> _Supplied material_:
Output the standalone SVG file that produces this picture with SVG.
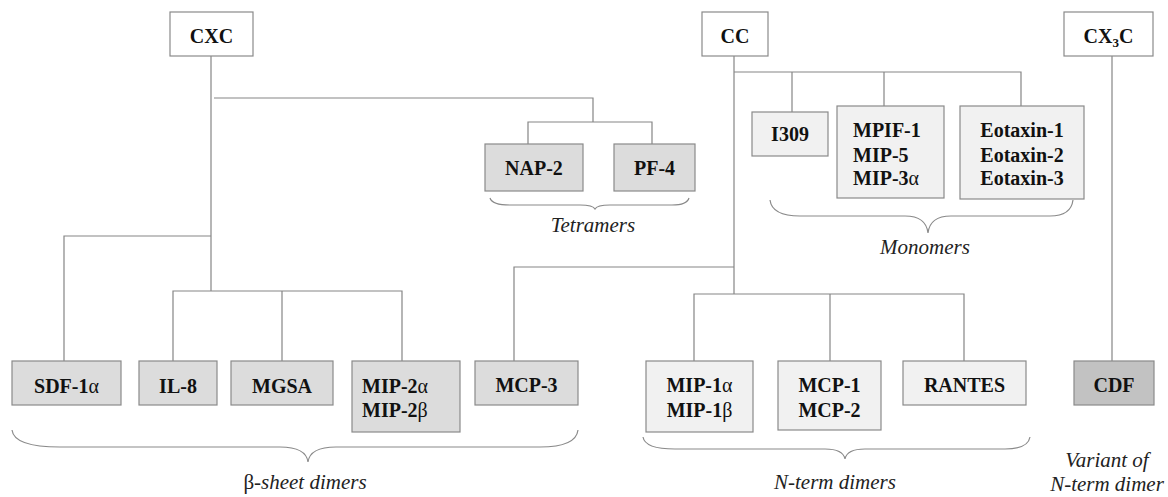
<svg xmlns="http://www.w3.org/2000/svg" width="1168" height="497" viewBox="0 0 1168 497">
<style>
.bx{stroke:#8a8a8a;stroke-width:1.2}
.w{fill:#ffffff}
.m{fill:#dcdcdc}
.l{fill:#f1f1f1}
.d{fill:#c2c2c2}
.t{font-family:'Liberation Serif','Times New Roman','DejaVu Serif',serif;font-weight:bold;font-size:20px;fill:#111}
.c{text-anchor:middle}
.g{font-weight:normal}
.lab{font-family:'Liberation Serif','Times New Roman','DejaVu Serif',serif;font-style:italic;font-size:21px;fill:#222;text-anchor:middle}
.ln{fill:none;stroke:#858585;stroke-width:1.2}
.br{fill:none;stroke:#8a8a8a;stroke-width:1.2}
</style>
<rect width="1168" height="497" fill="#ffffff"/>
<g id="connectors">
<path class="ln" d="M211,56 V291"/>
<path class="ln" d="M211,236 H64 V361"/>
<path class="ln" d="M214,98 H593 V122"/>
<path class="ln" d="M528,144 V122 H652 V144"/>
<path class="ln" d="M173,361 V291 H402 V361"/>
<path class="ln" d="M282,291 V361"/>
<path class="ln" d="M734,56 V294"/>
<path class="ln" d="M734,72 H1021 V106"/>
<path class="ln" d="M792,72 V112"/>
<path class="ln" d="M884,72 V106"/>
<path class="ln" d="M734,267 H514 V361"/>
<path class="ln" d="M694,361 V294 H964 V361"/>
<path class="ln" d="M830,294 V361"/>
<path class="ln" d="M1112,56 V361"/>
</g>
<g id="braces">
<path class="br" d="M12,430 Q14,447 60,447 L280,447 Q306,447 308,462 Q310,447 336,447 L540,447 Q576,447 578,430"/>
<path class="br" d="M490,198 Q492,205 510,205 L580,205 Q593,205 595,209 Q597,205 610,205 L672,205 Q687,205 689,198"/>
<path class="br" d="M770,200 Q772,216 800,216 L905,216 Q926,216 928,233 Q930,216 951,216 L1050,216 Q1071,216 1073,200"/>
<path class="br" d="M643,437 Q645,449 675,449 L825,449 Q843,449 845,459 Q847,449 865,449 L1005,449 Q1028,449 1030,437"/>
</g>
<g id="n-cxc"><rect class="bx w" x="170" y="12" width="83" height="44"/><text class="t c" x="211.5" y="43">CXC</text></g>
<g id="n-cc"><rect class="bx w" x="702" y="12" width="66" height="44"/><text class="t c" x="735" y="43">CC</text></g>
<g id="n-cx3c"><rect class="bx w" x="1064" y="12" width="89" height="44"/><text class="t c" x="1108.5" y="43">CX<tspan font-size="13" dy="4">3</tspan><tspan dy="-4">C</tspan></text></g>
<g id="n-nap2"><rect class="bx m" x="485" y="144" width="98" height="47"/><text class="t c" x="534" y="175">NAP-2</text></g>
<g id="n-pf4"><rect class="bx m" x="614" y="144" width="81" height="47"/><text class="t c" x="654.5" y="175">PF-4</text></g>
<g id="n-i309"><rect class="bx l" x="752" y="112" width="76" height="44"/><text class="t c" x="790" y="141">I309</text></g>
<g id="n-mpif"><rect class="bx l" x="837" y="106" width="107" height="92"/><text class="t" x="853" y="137">MPIF-1</text><text class="t" x="853" y="162">MIP-5</text><text class="t" x="853" y="185">MIP-3<tspan class="g">α</tspan></text></g>
<g id="n-eotaxin"><rect class="bx l" x="960" y="106" width="124" height="93"/><text class="t c" x="1022" y="137">Eotaxin-1</text><text class="t c" x="1022" y="162">Eotaxin-2</text><text class="t c" x="1022" y="185">Eotaxin-3</text></g>
<g id="n-sdf1a"><rect class="bx m" x="12" y="361" width="109" height="44"/><text class="t c" x="66.5" y="393">SDF-1<tspan class="g">α</tspan></text></g>
<g id="n-il8"><rect class="bx m" x="139" y="361" width="78" height="44"/><text class="t c" x="178" y="393">IL-8</text></g>
<g id="n-mgsa"><rect class="bx m" x="231" y="361" width="102" height="44"/><text class="t c" x="282" y="393">MGSA</text></g>
<g id="n-mip2"><rect class="bx m" x="352" y="361" width="108" height="71"/><text class="t" x="362" y="393">MIP-2<tspan class="g">α</tspan></text><text class="t" x="362" y="417">MIP-2<tspan class="g">β</tspan></text></g>
<g id="n-mcp3"><rect class="bx m" x="475" y="361" width="103" height="44"/><text class="t c" x="526.5" y="392">MCP-3</text></g>
<g id="n-mip1"><rect class="bx l" x="646" y="361" width="107" height="71"/><text class="t c" x="699.5" y="392">MIP-1<tspan class="g">α</tspan></text><text class="t c" x="699.5" y="417">MIP-1<tspan class="g">β</tspan></text></g>
<g id="n-mcp1"><rect class="bx l" x="778" y="361" width="103" height="69"/><text class="t c" x="829.5" y="392">MCP-1</text><text class="t c" x="829.5" y="417">MCP-2</text></g>
<g id="n-rantes"><rect class="bx l" x="903" y="361" width="123" height="44"/><text class="t c" x="964.5" y="392">RANTES</text></g>
<g id="n-cdf"><rect class="bx d" x="1074" y="361" width="80" height="44"/><text class="t c" x="1114" y="392">CDF</text></g>
<g id="labels">
<text class="lab" x="593" y="232">Tetramers</text>
<text class="lab" x="925" y="254">Monomers</text>
<text class="lab" x="305" y="489"><tspan font-style="normal">β</tspan>-sheet dimers</text>
<text class="lab" x="835" y="489">N-term dimers</text>
<text class="lab" x="1107" y="467">Variant of</text>
<text class="lab" x="1107" y="491">N-term dimer</text>
</g>
</svg>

> _Requirement_: Reproduce the data verbatim. Do not carry any picture into the copy.

> _Task answer_:
Output the standalone SVG file that produces this picture with SVG.
<svg xmlns="http://www.w3.org/2000/svg" width="1168" height="497" viewBox="0 0 1168 497">
<style>
.bx{stroke:#8a8a8a;stroke-width:1.2}
.w{fill:#ffffff}
.m{fill:#dcdcdc}
.l{fill:#f1f1f1}
.d{fill:#c2c2c2}
.t{font-family:'Liberation Serif','Times New Roman','DejaVu Serif',serif;font-weight:bold;font-size:20px;fill:#111}
.c{text-anchor:middle}
.g{font-weight:normal}
.lab{font-family:'Liberation Serif','Times New Roman','DejaVu Serif',serif;font-style:italic;font-size:21px;fill:#222;text-anchor:middle}
.ln{fill:none;stroke:#858585;stroke-width:1.2}
.br{fill:none;stroke:#8a8a8a;stroke-width:1.2}
</style>
<rect width="1168" height="497" fill="#ffffff"/>
<g id="connectors">
<path class="ln" d="M211,56 V291"/>
<path class="ln" d="M211,236 H64 V361"/>
<path class="ln" d="M214,98 H593 V122"/>
<path class="ln" d="M528,144 V122 H652 V144"/>
<path class="ln" d="M173,361 V291 H402 V361"/>
<path class="ln" d="M282,291 V361"/>
<path class="ln" d="M734,56 V294"/>
<path class="ln" d="M734,72 H1021 V106"/>
<path class="ln" d="M792,72 V112"/>
<path class="ln" d="M884,72 V106"/>
<path class="ln" d="M734,267 H514 V361"/>
<path class="ln" d="M694,361 V294 H964 V361"/>
<path class="ln" d="M830,294 V361"/>
<path class="ln" d="M1112,56 V361"/>
</g>
<g id="braces">
<path class="br" d="M12,430 Q14,447 60,447 L280,447 Q306,447 308,462 Q310,447 336,447 L540,447 Q576,447 578,430"/>
<path class="br" d="M490,198 Q492,205 510,205 L580,205 Q593,205 595,209 Q597,205 610,205 L672,205 Q687,205 689,198"/>
<path class="br" d="M770,200 Q772,216 800,216 L905,216 Q926,216 928,233 Q930,216 951,216 L1050,216 Q1071,216 1073,200"/>
<path class="br" d="M643,437 Q645,449 675,449 L825,449 Q843,449 845,459 Q847,449 865,449 L1005,449 Q1028,449 1030,437"/>
</g>
<g id="n-cxc"><rect class="bx w" x="170" y="12" width="83" height="44"/><text class="t c" x="211.5" y="43">CXC</text></g>
<g id="n-cc"><rect class="bx w" x="702" y="12" width="66" height="44"/><text class="t c" x="735" y="43">CC</text></g>
<g id="n-cx3c"><rect class="bx w" x="1064" y="12" width="89" height="44"/><text class="t c" x="1108.5" y="43">CX<tspan font-size="13" dy="4">3</tspan><tspan dy="-4">C</tspan></text></g>
<g id="n-nap2"><rect class="bx m" x="485" y="144" width="98" height="47"/><text class="t c" x="534" y="175">NAP-2</text></g>
<g id="n-pf4"><rect class="bx m" x="614" y="144" width="81" height="47"/><text class="t c" x="654.5" y="175">PF-4</text></g>
<g id="n-i309"><rect class="bx l" x="752" y="112" width="76" height="44"/><text class="t c" x="790" y="141">I309</text></g>
<g id="n-mpif"><rect class="bx l" x="837" y="106" width="107" height="92"/><text class="t" x="853" y="137">MPIF-1</text><text class="t" x="853" y="162">MIP-5</text><text class="t" x="853" y="185">MIP-3<tspan class="g">α</tspan></text></g>
<g id="n-eotaxin"><rect class="bx l" x="960" y="106" width="124" height="93"/><text class="t c" x="1022" y="137">Eotaxin-1</text><text class="t c" x="1022" y="162">Eotaxin-2</text><text class="t c" x="1022" y="185">Eotaxin-3</text></g>
<g id="n-sdf1a"><rect class="bx m" x="12" y="361" width="109" height="44"/><text class="t c" x="66.5" y="393">SDF-1<tspan class="g">α</tspan></text></g>
<g id="n-il8"><rect class="bx m" x="139" y="361" width="78" height="44"/><text class="t c" x="178" y="393">IL-8</text></g>
<g id="n-mgsa"><rect class="bx m" x="231" y="361" width="102" height="44"/><text class="t c" x="282" y="393">MGSA</text></g>
<g id="n-mip2"><rect class="bx m" x="352" y="361" width="108" height="71"/><text class="t" x="362" y="393">MIP-2<tspan class="g">α</tspan></text><text class="t" x="362" y="417">MIP-2<tspan class="g">β</tspan></text></g>
<g id="n-mcp3"><rect class="bx m" x="475" y="361" width="103" height="44"/><text class="t c" x="526.5" y="392">MCP-3</text></g>
<g id="n-mip1"><rect class="bx l" x="646" y="361" width="107" height="71"/><text class="t c" x="699.5" y="392">MIP-1<tspan class="g">α</tspan></text><text class="t c" x="699.5" y="417">MIP-1<tspan class="g">β</tspan></text></g>
<g id="n-mcp1"><rect class="bx l" x="778" y="361" width="103" height="69"/><text class="t c" x="829.5" y="392">MCP-1</text><text class="t c" x="829.5" y="417">MCP-2</text></g>
<g id="n-rantes"><rect class="bx l" x="903" y="361" width="123" height="44"/><text class="t c" x="964.5" y="392">RANTES</text></g>
<g id="n-cdf"><rect class="bx d" x="1074" y="361" width="80" height="44"/><text class="t c" x="1114" y="392">CDF</text></g>
<g id="labels">
<text class="lab" x="593" y="232">Tetramers</text>
<text class="lab" x="925" y="254">Monomers</text>
<text class="lab" x="305" y="489"><tspan font-style="normal">β</tspan>-sheet dimers</text>
<text class="lab" x="835" y="489">N-term dimers</text>
<text class="lab" x="1107" y="467">Variant of</text>
<text class="lab" x="1107" y="491">N-term dimer</text>
</g>
</svg>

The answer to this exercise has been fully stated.